Figure scripts
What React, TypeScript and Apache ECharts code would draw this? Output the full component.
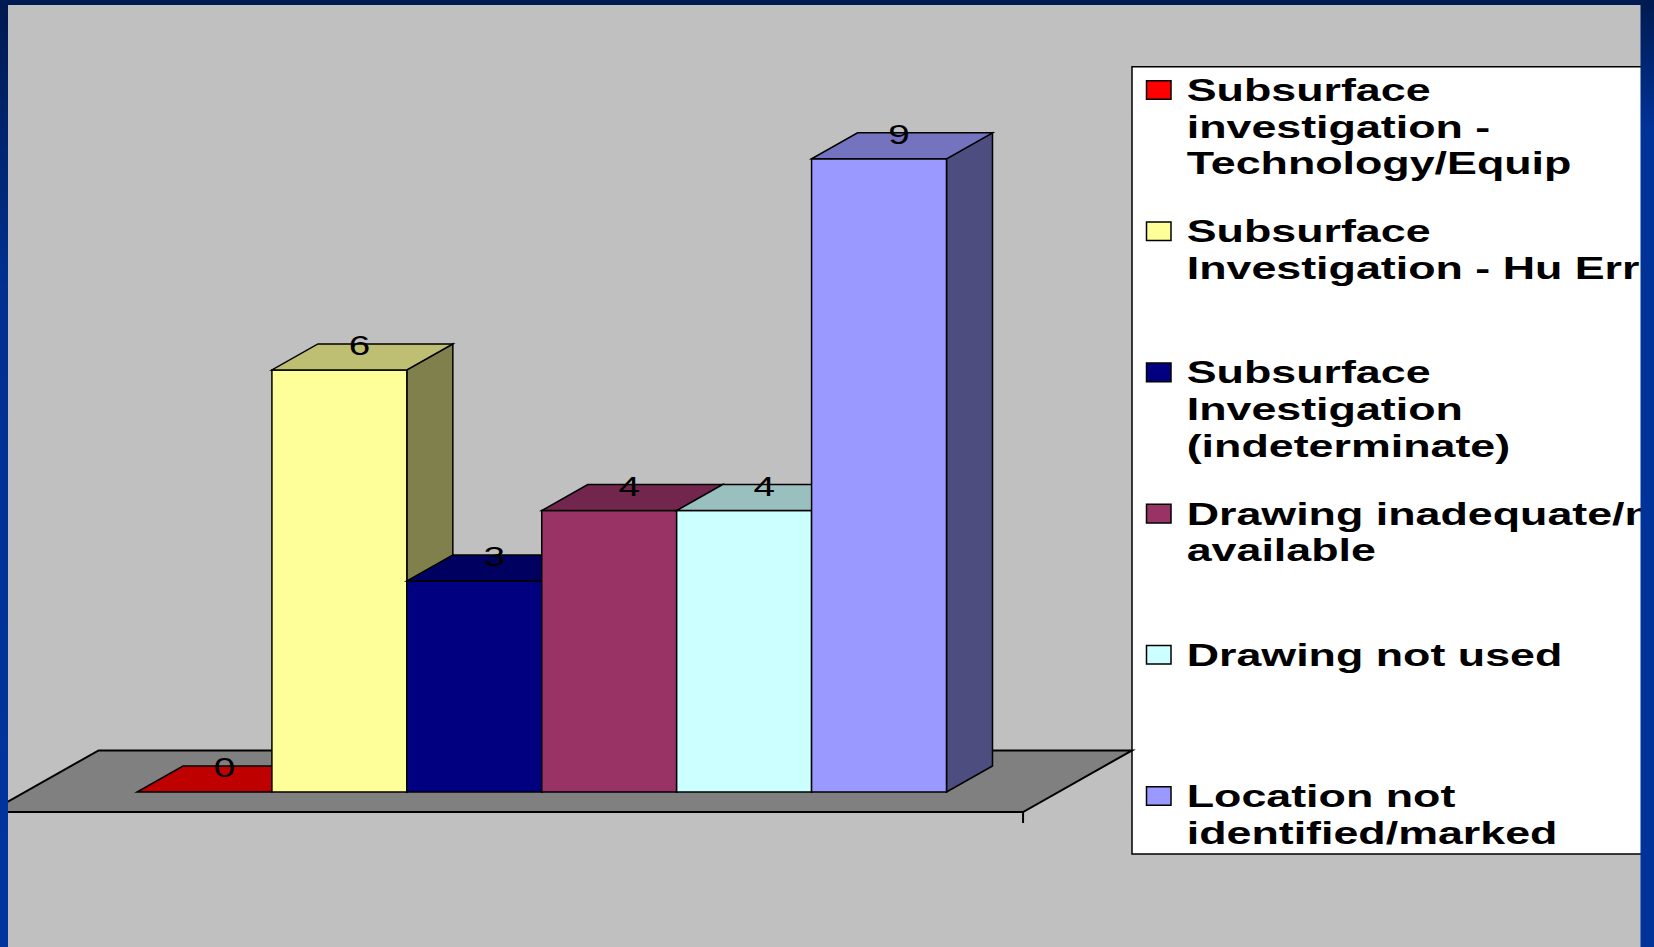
import React, { useEffect, useRef } from "react";
import * as echarts from "echarts";

// ---- data ----
const categories: string[] = [
  "Subsurface\ninvestigation -\nTechnology/Equip",
  "Subsurface\nInvestigation - Hu Error",
  "Subsurface\nInvestigation\n(indeterminate)",
  "Drawing inadequate/not\navailable",
  "Drawing not used",
  "Location not\nidentified/marked",
];
const values: number[] = [0, 6, 3, 4, 4, 9];
const colors: string[] = ["#ff0000", "#ffff99", "#000080", "#993366", "#ccffff", "#9999ff"];

// ---- style / layout constants ----
const W = 1654;
const H = 947;
const DX = 46;
const DY = -26;
const STRETCH = 1.38;
const LEGEND_STRETCH = 1.4;

function shade(hex: string, k: number): string {
  const n = parseInt(hex.slice(1), 16);
  const r = Math.round(((n >> 16) & 255) * k);
  const g = Math.round(((n >> 8) & 255) * k);
  const b = Math.round((n & 255) * k);
  return "rgb(" + r + "," + g + "," + b + ")";
}

export default function App() {
  const ref = useRef<HTMLDivElement>(null);

  useEffect(() => {
    if (!ref.current) return;
    const chart = echarts.init(ref.current, null, { renderer: "svg" });

    const stroke = { stroke: "#000", lineWidth: 1.5, lineJoin: "miter" as const };

    const legendLH = 36.7;
    const legendTop = 90;
    const legendStep = 141.2;
    const legendChildren: any[] = [
      {
        type: "rect",
        shape: { x: 1132, y: 66.7, width: 600, height: 787.3 },
        style: { fill: "#ffffff", stroke: "#000", lineWidth: 1.5 },
      },
    ];
    categories.forEach((name, i) => {
      const cy = legendTop + i * legendStep;
      legendChildren.push({
        type: "rect",
        shape: { x: 1146.5, y: cy - 9.3, width: 24.5, height: 18.6 },
        style: { fill: colors[i], stroke: "#000", lineWidth: 1.5 },
      });
      legendChildren.push({
        type: "text",
        x: 1186.7,
        y: cy - legendLH / 2,
        scaleX: LEGEND_STRETCH,
        style: {
          text: name,
          fontSize: 32,
          fontWeight: "bold",
          fontFamily: "Liberation Sans, Arial, sans-serif",
          fill: "#000",
          lineHeight: legendLH,
          align: "left",
          verticalAlign: "top",
        },
      });
    });

    const option: any = {
      animation: false,
      backgroundColor: "#c0c0c0",
      grid: { left: 137, right: W - 946.5, top: 88.5, bottom: H - 792 },
      xAxis: { type: "category", data: categories, show: false },
      yAxis: { type: "value", min: 0, max: 10, show: false, splitLine: { show: false } },
      series: [
        {
          type: "custom",
          z: 1,
          data: [[0, 0]],
          renderItem: (params: any, api: any) => {
            const cs = params.coordSys;
            const baseY = cs.y + cs.height;
            const bw = api.size([1, 0])[0];
            const margin = bw * 0.83;
            const L = cs.x - margin;
            const R = cs.x + cs.width + margin;
            const f = -0.77;
            const b = 1.6;
            const pts = [
              [L + DX * f, baseY + DY * f],
              [R + DX * f, baseY + DY * f],
              [R + DX * b, baseY + DY * b],
              [L + DX * b, baseY + DY * b],
            ];
            return {
              type: "group",
              children: [
                {
                  type: "polygon",
                  shape: { points: pts },
                  style: { fill: "#808080", stroke: "#000", lineWidth: 2 },
                },
                {
                  type: "line",
                  shape: { x1: pts[1][0], y1: pts[1][1], x2: pts[1][0], y2: pts[1][1] + 11 },
                  style: { stroke: "#000", lineWidth: 2 },
                },
              ],
            };
          },
        },
        {
          type: "custom",
          z: 2,
          data: values.map((v, i) => [i, v]),
          renderItem: (params: any, api: any) => {
            const i = params.dataIndex;
            const v = api.value(1);
            const base = api.coord([api.value(0), 0]);
            const top = api.coord([api.value(0), v]);
            const bw = api.size([1, 0])[0];
            const x0 = base[0] - bw / 2;
            const x1 = base[0] + bw / 2;
            const yb = base[1];
            const yt = top[1];
            const c = colors[i];
            const children: any[] = [];
            if (v > 0) {
              children.push({
                type: "polygon",
                shape: { points: [[x1, yb], [x1 + DX, yb + DY], [x1 + DX, yt + DY], [x1, yt]] },
                style: { fill: shade(c, 0.5), ...stroke },
              });
              children.push({
                type: "polygon",
                shape: { points: [[x0, yb], [x1, yb], [x1, yt], [x0, yt]] },
                style: { fill: c, ...stroke },
              });
            }
            children.push({
              type: "polygon",
              shape: { points: [[x0, yt], [x1, yt], [x1 + DX, yt + DY], [x0 + DX, yt + DY]] },
              style: { fill: shade(c, 0.75), ...stroke },
            });
            children.push({
              type: "text",
              x: base[0] + 20,
              y: yt + DY + 1,
              scaleX: STRETCH,
              style: {
                text: String(v),
                fontSize: 28,
                fontFamily: "Liberation Sans, Arial, sans-serif",
                fill: "#000",
                align: "center",
                verticalAlign: "middle",
              },
            });
            return { type: "group", children };
          },
        },
      ],
      graphic: [
        { type: "group", z: 10, children: legendChildren },
        {
          type: "rect",
          z: 100,
          shape: { x: 0, y: 0, width: 8, height: H },
          style: {
            fill: new echarts.graphic.LinearGradient(0, 0, 0, 1, [
              { offset: 0, color: "#001a4f" },
              { offset: 0.3, color: "#003090" },
              { offset: 1, color: "#0035a0" },
            ]),
          },
        },
        {
          type: "rect",
          z: 100,
          shape: { x: 1640.5, y: 0, width: W - 1640.5, height: H },
          style: {
            fill: new echarts.graphic.LinearGradient(0, 0, 0, 1, [
              { offset: 0, color: "#001a4f" },
              { offset: 0.14, color: "#00339a" },
              { offset: 1, color: "#00339a" },
            ]),
          },
        },
        {
          type: "rect",
          z: 100,
          shape: { x: 0, y: 0, width: W, height: 5 },
          style: { fill: "#001b52" },
        },
      ],
    };

    chart.setOption(option);
    return () => chart.dispose();
  }, []);

  return (
    <div
      ref={ref}
      style={{ position: "fixed", left: 0, top: 0, width: W, height: H }}
    />
  );
}
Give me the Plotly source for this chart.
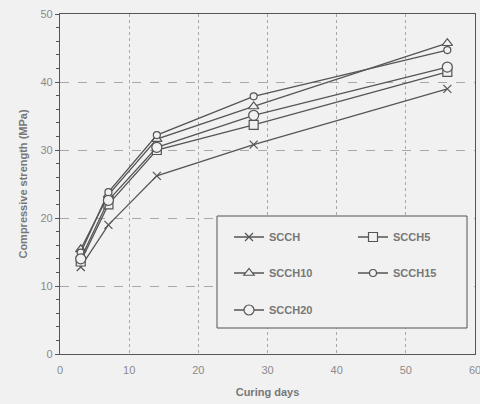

Work instructions: Without the pictures, write out the lines from the beginning of the entries through the line with "const colors: string[]".

Exercise answer:
What React, TypeScript and Apache ECharts code would draw this? Output the full component.
import React, { useEffect, useRef } from "react";
import * as echarts from "echarts";

// ---- data ----
const categories: string[] = [
  "Subsurface\ninvestigation -\nTechnology/Equip",
  "Subsurface\nInvestigation - Hu Error",
  "Subsurface\nInvestigation\n(indeterminate)",
  "Drawing inadequate/not\navailable",
  "Drawing not used",
  "Location not\nidentified/marked",
];
const values: number[] = [0, 6, 3, 4, 4, 9];
const colors: string[] = ["#ff0000", "#ffff99", "#000080", "#993366", "#ccffff", "#9999ff"];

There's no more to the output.